Exercise instructions >>
Please copy out exactly, and only, the lines between the line with "Generate a component" and the line with "0.104, 0.035, 0.013];", both included. Pictures are to be omitted.
╭─ Data excerpts
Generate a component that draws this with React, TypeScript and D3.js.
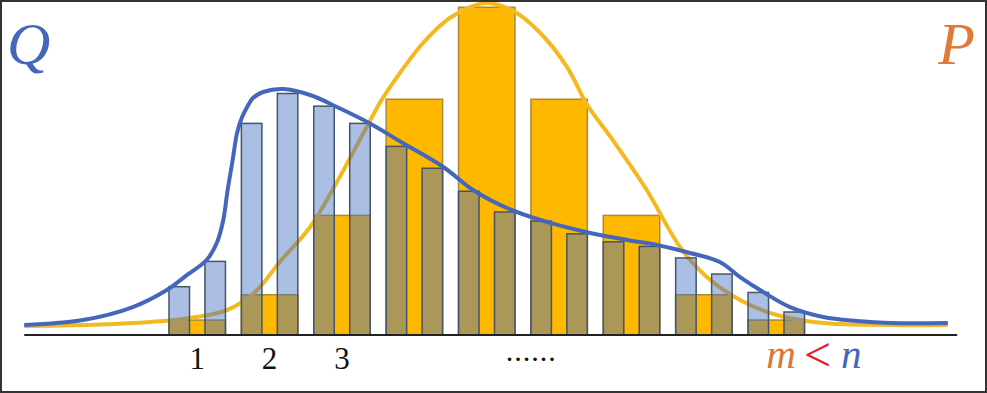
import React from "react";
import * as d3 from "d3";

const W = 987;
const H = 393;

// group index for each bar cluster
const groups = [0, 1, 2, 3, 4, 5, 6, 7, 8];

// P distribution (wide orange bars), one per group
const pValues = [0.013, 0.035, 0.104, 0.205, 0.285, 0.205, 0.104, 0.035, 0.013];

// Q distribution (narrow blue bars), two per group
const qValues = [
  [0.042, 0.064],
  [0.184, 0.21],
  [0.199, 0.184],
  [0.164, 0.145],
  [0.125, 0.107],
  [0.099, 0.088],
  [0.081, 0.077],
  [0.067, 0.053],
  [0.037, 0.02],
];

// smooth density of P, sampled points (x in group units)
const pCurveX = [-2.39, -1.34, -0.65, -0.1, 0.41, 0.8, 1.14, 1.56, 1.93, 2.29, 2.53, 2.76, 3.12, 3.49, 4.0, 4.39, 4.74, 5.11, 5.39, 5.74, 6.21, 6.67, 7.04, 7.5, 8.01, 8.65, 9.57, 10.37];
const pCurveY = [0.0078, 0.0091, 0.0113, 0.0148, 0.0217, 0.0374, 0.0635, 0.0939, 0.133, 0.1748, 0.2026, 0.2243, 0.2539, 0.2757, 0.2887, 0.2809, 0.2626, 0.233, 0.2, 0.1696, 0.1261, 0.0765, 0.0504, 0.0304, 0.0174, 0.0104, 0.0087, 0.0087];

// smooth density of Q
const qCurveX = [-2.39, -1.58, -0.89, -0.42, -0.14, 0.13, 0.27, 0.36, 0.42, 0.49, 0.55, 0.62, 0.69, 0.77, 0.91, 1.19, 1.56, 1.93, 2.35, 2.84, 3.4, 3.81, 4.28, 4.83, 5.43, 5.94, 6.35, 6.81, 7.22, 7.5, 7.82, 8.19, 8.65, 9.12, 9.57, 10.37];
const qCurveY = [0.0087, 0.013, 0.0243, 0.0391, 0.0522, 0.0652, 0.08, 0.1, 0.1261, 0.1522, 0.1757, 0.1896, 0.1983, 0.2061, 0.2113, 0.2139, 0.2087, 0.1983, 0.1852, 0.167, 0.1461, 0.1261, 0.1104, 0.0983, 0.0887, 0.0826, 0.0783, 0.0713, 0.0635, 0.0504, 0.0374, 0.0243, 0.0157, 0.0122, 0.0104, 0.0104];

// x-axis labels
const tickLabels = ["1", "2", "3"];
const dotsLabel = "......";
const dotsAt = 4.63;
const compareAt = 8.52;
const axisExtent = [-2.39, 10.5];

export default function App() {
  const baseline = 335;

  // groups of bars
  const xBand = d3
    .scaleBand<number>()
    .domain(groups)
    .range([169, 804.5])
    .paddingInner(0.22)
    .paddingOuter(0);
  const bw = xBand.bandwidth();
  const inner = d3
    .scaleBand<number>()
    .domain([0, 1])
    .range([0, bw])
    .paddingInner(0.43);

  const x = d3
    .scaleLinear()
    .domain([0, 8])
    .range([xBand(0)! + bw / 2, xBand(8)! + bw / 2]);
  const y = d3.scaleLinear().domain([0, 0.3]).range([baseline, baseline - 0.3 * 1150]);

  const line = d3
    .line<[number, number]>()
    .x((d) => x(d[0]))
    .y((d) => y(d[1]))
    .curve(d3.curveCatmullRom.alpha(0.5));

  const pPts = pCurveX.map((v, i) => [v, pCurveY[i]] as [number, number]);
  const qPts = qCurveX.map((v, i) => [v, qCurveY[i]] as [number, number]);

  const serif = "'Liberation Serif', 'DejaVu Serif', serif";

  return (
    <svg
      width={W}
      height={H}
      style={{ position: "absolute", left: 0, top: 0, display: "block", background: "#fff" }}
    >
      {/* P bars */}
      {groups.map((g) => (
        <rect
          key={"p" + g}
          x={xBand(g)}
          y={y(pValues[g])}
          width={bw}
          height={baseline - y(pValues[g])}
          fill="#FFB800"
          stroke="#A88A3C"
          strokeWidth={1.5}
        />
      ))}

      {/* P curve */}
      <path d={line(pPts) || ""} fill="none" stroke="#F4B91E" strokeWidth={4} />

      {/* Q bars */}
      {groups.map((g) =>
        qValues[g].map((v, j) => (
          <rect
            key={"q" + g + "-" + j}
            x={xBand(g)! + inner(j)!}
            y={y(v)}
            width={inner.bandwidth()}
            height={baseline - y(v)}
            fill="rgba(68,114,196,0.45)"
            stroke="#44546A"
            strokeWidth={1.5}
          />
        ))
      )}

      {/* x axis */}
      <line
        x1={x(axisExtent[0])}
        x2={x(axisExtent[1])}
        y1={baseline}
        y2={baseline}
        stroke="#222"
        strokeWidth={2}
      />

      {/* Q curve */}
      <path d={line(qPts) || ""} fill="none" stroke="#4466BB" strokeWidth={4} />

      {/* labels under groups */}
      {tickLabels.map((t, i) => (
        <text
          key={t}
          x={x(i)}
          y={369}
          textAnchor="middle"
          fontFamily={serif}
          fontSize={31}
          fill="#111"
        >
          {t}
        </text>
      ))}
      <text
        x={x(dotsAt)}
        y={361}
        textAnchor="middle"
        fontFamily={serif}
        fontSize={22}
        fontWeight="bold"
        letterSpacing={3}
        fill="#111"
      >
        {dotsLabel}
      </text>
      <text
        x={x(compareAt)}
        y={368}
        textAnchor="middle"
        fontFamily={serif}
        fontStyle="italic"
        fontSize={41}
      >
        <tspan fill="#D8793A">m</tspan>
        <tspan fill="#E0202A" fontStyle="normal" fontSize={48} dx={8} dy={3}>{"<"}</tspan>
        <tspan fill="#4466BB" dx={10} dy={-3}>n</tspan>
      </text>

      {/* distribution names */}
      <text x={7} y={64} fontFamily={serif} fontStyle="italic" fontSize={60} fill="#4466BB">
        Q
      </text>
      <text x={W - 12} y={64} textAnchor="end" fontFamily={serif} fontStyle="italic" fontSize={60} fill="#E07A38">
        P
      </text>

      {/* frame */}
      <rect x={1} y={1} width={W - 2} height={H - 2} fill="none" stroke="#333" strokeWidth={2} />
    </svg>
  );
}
╰─
╭─ Data excerpts
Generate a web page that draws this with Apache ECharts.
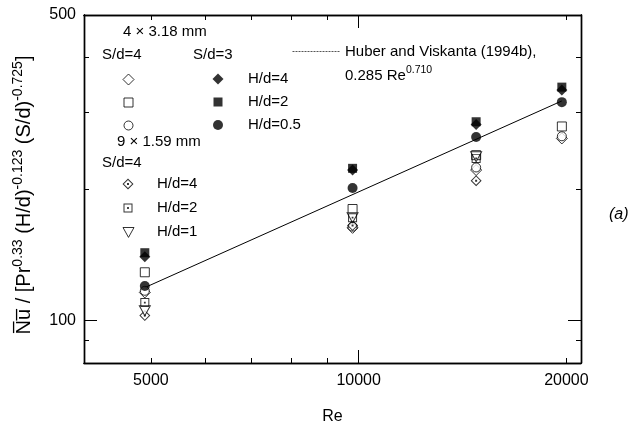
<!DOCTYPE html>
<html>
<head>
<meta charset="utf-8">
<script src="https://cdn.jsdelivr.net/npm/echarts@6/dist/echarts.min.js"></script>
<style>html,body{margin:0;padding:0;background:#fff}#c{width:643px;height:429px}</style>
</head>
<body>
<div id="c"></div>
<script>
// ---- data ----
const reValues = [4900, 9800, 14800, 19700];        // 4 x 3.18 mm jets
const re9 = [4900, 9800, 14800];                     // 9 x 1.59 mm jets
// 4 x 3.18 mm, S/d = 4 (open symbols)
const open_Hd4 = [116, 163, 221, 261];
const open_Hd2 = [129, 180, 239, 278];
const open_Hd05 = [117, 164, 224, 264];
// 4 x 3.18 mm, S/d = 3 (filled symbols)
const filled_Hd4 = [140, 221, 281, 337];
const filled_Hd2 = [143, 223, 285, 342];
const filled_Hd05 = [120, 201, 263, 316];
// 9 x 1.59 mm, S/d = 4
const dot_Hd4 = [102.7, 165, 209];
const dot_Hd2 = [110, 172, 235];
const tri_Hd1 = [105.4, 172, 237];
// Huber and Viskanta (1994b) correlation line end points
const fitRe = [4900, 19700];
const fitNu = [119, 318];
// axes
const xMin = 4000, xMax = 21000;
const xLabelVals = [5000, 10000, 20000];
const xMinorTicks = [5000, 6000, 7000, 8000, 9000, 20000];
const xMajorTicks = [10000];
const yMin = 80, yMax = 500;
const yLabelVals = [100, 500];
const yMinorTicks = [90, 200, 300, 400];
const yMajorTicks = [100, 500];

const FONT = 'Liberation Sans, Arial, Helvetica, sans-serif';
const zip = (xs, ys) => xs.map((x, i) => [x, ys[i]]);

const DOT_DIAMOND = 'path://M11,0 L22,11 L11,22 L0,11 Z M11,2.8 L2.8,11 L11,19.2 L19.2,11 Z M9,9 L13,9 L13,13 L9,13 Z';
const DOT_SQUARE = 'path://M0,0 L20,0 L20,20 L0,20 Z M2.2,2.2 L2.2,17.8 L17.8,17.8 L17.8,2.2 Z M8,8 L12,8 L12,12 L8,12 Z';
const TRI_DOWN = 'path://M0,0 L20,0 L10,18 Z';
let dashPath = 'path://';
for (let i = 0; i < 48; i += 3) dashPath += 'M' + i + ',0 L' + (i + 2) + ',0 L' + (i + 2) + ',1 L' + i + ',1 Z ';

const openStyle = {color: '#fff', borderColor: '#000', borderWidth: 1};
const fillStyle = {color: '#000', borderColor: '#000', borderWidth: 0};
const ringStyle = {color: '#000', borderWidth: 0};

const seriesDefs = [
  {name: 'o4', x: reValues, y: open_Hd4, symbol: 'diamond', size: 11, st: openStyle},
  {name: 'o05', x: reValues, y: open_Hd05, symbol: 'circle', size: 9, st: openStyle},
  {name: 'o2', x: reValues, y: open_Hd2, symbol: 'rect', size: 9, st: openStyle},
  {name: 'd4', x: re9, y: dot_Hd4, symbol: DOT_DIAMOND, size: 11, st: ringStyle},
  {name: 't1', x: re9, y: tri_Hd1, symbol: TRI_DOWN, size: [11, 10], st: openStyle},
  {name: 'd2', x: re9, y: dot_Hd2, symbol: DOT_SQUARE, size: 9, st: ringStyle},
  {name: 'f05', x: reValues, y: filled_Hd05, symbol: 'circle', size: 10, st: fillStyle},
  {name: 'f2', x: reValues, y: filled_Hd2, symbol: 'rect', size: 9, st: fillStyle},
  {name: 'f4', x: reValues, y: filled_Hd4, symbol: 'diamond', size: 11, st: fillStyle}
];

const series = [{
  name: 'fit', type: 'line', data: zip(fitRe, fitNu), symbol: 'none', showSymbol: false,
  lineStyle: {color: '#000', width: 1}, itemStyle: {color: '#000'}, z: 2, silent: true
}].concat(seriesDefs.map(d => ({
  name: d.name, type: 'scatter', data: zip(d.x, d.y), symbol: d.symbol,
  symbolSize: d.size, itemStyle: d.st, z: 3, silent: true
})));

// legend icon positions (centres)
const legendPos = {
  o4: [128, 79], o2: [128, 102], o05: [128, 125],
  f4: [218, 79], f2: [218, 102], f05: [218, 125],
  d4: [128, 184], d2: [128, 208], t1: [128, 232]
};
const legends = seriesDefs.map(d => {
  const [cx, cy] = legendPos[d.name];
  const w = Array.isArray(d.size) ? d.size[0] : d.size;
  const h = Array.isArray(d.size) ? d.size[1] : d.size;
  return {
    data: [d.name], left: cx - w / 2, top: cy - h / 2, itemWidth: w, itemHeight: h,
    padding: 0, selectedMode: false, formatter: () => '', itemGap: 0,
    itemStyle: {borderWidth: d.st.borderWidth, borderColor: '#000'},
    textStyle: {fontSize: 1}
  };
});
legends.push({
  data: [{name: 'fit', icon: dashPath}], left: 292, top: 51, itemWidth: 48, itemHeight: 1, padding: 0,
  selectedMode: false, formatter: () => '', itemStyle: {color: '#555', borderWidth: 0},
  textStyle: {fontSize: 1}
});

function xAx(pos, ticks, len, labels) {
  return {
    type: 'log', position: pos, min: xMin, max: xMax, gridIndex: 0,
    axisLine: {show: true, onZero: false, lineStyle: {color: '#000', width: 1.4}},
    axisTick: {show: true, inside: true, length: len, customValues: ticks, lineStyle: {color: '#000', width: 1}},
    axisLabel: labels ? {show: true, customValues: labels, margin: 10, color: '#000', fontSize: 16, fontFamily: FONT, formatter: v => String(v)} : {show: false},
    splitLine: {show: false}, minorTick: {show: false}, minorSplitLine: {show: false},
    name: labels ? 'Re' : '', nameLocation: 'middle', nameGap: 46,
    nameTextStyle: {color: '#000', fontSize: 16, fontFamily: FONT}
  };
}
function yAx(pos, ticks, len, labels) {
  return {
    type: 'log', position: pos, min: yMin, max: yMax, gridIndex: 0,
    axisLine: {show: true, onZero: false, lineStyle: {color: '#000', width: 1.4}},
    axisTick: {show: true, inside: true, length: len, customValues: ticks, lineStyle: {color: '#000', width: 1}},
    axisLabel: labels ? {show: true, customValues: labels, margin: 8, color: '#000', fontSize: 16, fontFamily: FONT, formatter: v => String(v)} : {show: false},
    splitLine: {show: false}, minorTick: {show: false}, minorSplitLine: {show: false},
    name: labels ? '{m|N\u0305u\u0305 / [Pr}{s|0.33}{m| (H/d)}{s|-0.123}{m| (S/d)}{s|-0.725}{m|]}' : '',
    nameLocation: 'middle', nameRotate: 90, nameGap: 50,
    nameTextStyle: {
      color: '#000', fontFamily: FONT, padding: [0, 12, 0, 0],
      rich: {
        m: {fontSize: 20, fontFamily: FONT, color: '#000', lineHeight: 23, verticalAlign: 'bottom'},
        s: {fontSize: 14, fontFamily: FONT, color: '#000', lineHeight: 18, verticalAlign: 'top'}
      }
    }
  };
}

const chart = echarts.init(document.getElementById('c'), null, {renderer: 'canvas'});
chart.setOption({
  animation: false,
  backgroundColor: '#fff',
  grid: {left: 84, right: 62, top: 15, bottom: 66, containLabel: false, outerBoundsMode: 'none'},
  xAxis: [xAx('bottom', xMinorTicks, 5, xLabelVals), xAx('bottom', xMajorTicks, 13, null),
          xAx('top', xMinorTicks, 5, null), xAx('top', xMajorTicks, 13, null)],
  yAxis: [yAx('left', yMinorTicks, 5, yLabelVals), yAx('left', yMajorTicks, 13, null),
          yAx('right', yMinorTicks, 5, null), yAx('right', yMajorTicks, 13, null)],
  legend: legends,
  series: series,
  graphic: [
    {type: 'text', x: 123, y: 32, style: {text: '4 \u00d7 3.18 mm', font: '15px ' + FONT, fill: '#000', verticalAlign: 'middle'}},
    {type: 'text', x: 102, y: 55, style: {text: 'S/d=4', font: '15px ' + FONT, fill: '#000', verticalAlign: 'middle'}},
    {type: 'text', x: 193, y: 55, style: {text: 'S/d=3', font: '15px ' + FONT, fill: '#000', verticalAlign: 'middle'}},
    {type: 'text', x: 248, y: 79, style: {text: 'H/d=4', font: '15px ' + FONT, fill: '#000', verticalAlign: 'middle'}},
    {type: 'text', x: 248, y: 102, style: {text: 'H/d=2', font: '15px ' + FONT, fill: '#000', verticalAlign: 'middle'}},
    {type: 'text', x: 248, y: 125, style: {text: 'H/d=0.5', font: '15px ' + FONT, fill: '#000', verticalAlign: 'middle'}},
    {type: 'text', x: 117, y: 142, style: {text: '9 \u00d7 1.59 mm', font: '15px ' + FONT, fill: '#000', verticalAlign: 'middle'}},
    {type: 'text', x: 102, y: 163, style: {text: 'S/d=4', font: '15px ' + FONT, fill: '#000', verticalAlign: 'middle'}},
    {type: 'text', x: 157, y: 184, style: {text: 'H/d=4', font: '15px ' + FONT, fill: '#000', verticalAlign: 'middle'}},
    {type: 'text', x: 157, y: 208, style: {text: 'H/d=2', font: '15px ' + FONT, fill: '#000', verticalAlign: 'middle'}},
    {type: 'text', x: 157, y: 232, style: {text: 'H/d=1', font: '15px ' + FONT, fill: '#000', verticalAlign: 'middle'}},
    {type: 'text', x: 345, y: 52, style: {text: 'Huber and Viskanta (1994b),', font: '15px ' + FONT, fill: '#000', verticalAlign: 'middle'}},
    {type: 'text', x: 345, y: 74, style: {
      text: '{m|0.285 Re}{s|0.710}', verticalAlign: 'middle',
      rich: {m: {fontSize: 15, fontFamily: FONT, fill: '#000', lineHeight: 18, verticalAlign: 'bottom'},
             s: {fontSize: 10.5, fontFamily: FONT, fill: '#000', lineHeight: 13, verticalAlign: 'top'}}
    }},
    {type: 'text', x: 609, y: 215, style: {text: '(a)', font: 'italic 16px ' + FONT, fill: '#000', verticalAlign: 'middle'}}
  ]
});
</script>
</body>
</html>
╰─
╭─ Data excerpts
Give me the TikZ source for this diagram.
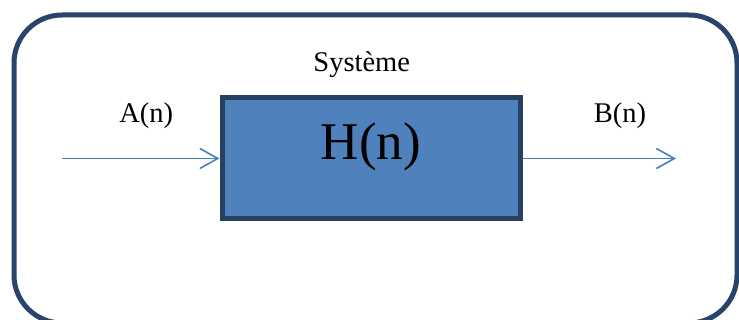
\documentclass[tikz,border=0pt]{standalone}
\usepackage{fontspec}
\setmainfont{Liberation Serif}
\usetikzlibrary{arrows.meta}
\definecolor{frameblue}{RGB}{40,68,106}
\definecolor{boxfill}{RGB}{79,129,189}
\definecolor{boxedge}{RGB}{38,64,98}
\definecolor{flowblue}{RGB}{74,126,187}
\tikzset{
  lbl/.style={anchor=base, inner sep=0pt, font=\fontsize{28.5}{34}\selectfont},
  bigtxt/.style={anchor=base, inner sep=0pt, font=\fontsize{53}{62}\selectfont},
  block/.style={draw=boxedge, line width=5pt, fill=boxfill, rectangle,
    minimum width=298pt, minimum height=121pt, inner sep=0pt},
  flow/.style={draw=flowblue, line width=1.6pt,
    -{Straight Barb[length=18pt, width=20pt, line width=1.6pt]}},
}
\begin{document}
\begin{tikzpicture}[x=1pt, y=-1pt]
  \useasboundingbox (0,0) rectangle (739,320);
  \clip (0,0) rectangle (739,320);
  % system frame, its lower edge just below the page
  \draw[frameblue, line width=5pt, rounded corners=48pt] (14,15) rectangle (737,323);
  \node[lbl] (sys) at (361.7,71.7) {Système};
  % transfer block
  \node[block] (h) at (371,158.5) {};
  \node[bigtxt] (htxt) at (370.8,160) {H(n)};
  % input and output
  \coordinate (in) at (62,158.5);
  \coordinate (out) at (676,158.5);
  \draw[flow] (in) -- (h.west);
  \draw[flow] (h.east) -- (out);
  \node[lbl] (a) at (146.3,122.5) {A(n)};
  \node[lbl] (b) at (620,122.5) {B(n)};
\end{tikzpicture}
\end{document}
╰─
Exercise output >>
Generate a component that draws this with React, TypeScript and D3.js.
import React from "react";
import * as d3 from "d3";

const W = 987;
const H = 393;

// group index for each bar cluster
const groups = [0, 1, 2, 3, 4, 5, 6, 7, 8];

// P distribution (wide orange bars), one per group
const pValues = [0.013, 0.035, 0.104, 0.205, 0.285, 0.205, 0.104, 0.035, 0.013];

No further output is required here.